THE PROBLEM: Write out again, word for word, the lines below from the line that holds "Reproduce this chart" through the line that holds "import * as d3 from 'd3';", omitting pictures.

--- start PROVIDED INFORMATION ---

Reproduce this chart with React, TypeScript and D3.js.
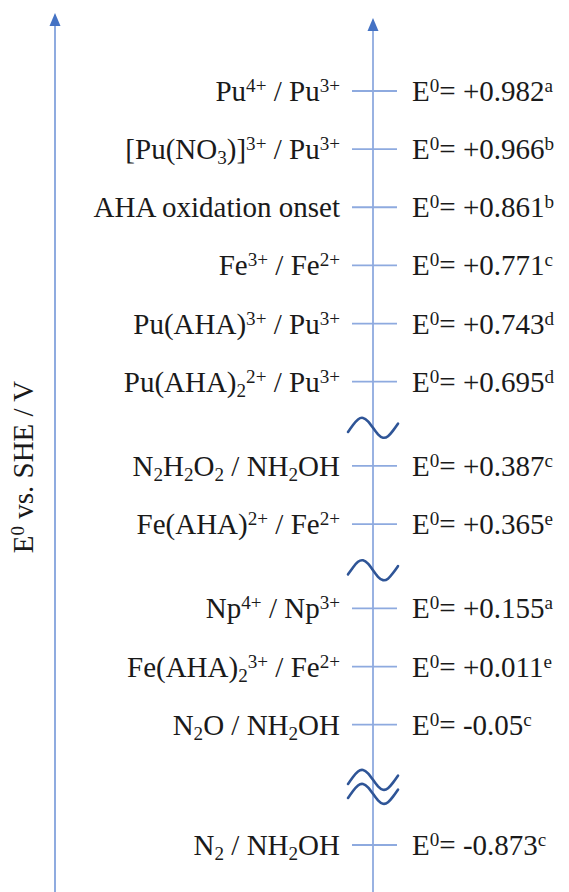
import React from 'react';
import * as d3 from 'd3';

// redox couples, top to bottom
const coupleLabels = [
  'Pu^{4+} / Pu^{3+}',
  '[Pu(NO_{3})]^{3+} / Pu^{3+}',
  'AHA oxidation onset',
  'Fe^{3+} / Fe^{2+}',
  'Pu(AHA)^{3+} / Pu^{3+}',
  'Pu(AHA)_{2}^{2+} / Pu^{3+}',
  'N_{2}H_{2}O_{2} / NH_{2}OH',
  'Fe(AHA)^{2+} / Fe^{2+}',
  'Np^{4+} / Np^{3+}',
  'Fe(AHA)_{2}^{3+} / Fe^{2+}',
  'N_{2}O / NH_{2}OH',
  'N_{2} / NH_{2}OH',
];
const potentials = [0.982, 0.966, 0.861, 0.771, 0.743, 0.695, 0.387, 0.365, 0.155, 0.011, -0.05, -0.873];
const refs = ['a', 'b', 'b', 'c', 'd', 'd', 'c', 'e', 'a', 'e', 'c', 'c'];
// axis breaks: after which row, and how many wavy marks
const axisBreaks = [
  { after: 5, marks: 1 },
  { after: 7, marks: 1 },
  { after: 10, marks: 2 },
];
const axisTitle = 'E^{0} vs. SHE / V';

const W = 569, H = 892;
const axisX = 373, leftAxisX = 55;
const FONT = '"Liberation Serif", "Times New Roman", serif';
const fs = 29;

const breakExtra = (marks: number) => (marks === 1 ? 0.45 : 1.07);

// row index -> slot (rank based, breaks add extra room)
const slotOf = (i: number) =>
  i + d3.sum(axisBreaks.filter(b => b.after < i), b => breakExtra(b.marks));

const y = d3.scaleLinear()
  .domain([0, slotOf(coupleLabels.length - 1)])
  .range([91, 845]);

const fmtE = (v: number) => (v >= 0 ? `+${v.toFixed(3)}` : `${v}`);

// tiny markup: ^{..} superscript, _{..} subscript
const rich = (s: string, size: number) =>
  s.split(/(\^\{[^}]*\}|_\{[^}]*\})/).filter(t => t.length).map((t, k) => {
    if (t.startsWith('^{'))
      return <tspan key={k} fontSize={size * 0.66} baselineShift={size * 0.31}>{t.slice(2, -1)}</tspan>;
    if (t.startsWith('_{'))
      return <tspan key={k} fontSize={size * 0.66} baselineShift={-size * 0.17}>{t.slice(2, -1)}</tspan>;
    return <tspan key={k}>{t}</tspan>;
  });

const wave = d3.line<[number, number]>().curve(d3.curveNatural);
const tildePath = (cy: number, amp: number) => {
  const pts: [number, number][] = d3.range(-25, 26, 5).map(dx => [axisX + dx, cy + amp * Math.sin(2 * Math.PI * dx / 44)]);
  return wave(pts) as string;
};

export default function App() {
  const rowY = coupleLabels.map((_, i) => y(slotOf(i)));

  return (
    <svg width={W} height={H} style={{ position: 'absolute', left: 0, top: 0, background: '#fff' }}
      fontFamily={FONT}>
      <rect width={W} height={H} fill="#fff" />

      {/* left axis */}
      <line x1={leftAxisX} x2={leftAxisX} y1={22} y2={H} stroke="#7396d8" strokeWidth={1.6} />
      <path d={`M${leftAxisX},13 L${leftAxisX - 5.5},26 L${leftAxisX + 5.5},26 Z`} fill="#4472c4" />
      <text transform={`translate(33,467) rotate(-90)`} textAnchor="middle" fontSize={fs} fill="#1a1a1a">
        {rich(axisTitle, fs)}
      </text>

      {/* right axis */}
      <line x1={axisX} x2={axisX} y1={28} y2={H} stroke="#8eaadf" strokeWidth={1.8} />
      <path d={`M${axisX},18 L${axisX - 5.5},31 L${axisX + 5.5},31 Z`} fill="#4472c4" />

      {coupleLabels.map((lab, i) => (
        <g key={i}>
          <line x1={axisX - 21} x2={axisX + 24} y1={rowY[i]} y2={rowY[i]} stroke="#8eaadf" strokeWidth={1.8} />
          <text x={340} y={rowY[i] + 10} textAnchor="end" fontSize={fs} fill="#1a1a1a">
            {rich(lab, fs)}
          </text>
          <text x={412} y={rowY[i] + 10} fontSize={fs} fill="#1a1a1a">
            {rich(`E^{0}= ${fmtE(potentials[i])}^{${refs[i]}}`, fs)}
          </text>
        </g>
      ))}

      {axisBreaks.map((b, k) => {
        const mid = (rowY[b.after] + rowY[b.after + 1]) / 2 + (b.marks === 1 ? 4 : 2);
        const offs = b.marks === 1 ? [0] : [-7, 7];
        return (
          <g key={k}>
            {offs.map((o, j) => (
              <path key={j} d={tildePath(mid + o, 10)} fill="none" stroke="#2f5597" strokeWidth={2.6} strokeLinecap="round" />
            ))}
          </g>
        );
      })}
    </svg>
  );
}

--- end PROVIDED INFORMATION ---
--- start PROVIDED INFORMATION ---

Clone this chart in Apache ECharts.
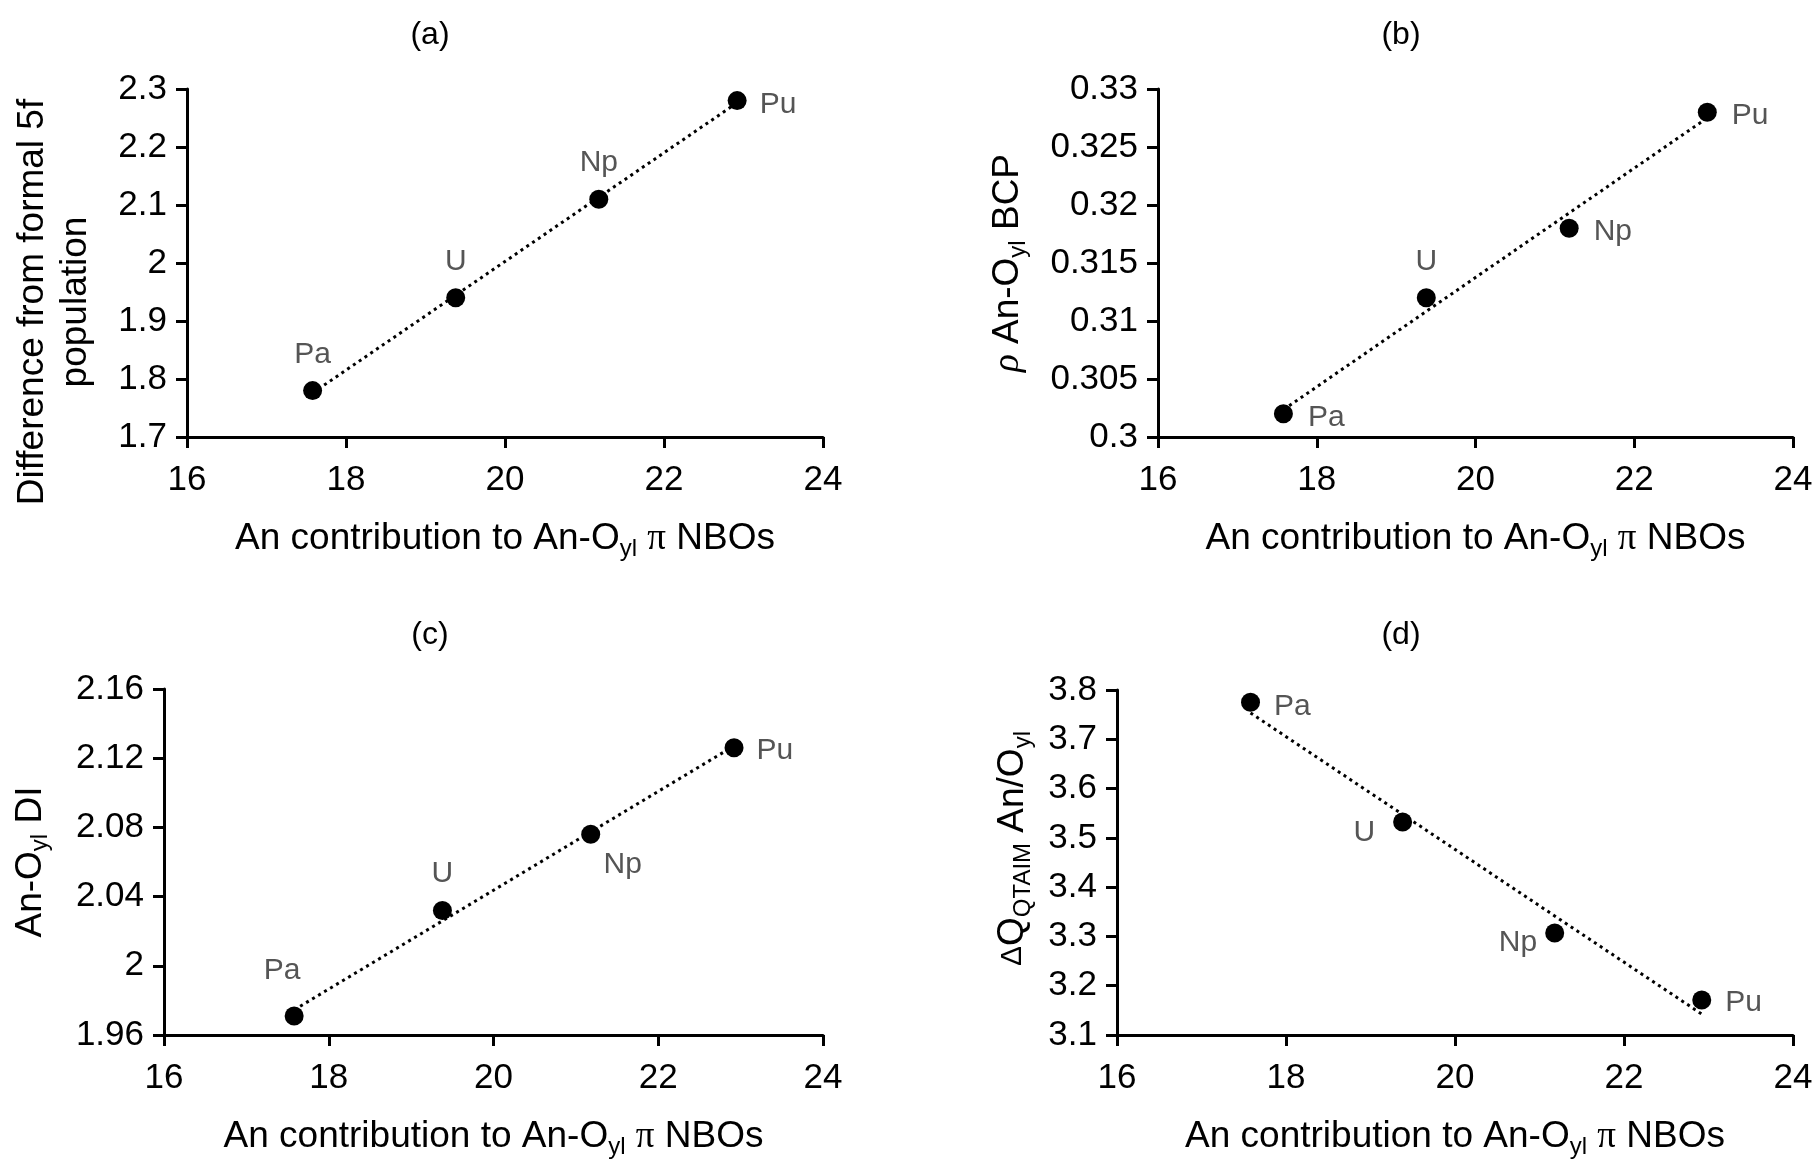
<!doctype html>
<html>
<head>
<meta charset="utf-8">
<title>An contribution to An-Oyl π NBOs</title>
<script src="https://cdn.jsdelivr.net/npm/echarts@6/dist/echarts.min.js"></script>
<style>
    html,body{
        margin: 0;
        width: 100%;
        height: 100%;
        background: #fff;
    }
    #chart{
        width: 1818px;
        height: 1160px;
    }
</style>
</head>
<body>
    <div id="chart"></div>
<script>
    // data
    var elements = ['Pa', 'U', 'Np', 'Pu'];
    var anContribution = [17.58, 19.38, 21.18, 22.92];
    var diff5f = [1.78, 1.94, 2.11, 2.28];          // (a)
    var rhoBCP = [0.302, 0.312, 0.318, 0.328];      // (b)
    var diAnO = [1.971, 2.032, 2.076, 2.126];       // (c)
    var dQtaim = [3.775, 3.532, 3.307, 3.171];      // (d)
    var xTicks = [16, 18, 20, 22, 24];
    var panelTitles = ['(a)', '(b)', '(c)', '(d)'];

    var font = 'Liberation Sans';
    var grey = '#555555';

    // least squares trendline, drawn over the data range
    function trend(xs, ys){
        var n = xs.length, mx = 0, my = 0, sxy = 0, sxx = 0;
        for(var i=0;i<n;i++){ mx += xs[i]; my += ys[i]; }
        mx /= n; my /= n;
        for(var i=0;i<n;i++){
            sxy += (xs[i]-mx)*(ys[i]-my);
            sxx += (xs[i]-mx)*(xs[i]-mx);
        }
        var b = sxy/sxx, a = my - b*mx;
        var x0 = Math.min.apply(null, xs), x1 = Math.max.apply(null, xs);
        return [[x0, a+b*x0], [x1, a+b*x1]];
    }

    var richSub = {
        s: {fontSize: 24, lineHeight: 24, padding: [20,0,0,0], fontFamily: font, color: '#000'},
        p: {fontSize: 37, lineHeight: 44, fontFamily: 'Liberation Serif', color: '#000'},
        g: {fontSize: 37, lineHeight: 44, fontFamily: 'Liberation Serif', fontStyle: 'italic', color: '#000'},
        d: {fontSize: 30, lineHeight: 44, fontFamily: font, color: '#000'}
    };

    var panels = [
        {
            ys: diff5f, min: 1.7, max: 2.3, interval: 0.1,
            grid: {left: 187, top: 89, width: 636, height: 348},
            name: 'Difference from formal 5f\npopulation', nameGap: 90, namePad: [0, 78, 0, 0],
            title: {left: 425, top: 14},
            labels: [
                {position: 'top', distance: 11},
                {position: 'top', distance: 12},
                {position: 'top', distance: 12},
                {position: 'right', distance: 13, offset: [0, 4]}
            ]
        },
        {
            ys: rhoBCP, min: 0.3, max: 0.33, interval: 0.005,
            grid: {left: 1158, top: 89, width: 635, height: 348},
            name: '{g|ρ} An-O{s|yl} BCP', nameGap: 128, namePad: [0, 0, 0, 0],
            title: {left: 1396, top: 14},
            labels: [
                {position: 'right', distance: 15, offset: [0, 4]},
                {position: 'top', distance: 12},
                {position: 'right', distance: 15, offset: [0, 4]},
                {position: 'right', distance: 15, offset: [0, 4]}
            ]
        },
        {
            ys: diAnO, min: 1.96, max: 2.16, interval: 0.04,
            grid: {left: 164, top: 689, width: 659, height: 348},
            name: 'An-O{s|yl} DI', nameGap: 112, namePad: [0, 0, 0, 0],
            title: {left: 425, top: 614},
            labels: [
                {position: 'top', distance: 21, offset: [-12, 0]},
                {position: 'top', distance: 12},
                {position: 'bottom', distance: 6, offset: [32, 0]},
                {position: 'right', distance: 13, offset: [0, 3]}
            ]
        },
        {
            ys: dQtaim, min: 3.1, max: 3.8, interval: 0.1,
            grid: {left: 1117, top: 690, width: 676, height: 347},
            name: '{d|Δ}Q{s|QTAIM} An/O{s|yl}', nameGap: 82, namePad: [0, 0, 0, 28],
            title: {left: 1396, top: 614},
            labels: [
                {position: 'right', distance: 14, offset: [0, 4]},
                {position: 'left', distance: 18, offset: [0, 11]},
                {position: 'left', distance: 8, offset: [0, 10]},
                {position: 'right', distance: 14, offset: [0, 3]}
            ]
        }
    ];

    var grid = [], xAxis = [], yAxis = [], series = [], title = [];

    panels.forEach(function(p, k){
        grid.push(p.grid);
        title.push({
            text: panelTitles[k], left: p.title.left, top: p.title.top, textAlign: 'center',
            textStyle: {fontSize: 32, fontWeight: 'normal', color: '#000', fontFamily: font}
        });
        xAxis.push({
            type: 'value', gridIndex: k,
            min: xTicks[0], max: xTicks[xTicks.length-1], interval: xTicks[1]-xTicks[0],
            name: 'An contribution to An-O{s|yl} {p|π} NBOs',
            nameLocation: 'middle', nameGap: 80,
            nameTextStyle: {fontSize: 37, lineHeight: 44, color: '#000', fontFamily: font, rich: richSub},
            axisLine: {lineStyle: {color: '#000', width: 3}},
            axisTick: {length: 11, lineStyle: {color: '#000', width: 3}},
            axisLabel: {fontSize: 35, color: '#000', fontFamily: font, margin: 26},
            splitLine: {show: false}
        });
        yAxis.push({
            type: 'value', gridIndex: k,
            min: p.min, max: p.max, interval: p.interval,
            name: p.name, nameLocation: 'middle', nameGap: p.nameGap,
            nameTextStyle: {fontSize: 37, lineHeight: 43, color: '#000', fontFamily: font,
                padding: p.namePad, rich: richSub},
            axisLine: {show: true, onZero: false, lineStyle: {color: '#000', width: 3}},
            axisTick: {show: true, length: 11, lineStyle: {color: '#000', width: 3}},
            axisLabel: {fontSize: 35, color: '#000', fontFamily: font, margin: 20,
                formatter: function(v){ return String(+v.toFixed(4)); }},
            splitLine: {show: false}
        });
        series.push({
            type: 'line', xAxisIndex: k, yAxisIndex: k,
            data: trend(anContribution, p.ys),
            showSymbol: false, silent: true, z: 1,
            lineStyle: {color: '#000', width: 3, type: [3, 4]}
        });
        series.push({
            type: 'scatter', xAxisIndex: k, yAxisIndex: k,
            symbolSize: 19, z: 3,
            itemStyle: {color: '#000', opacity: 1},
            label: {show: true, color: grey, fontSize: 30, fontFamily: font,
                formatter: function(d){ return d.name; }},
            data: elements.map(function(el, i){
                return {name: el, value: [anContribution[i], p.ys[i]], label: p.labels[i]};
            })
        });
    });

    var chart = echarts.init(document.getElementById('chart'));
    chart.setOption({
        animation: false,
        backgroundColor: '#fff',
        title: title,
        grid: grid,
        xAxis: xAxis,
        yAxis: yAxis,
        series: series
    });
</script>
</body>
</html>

--- end PROVIDED INFORMATION ---

TASK RESPONSE:
Reproduce this chart with React, TypeScript and D3.js.
import React from 'react';
import * as d3 from 'd3';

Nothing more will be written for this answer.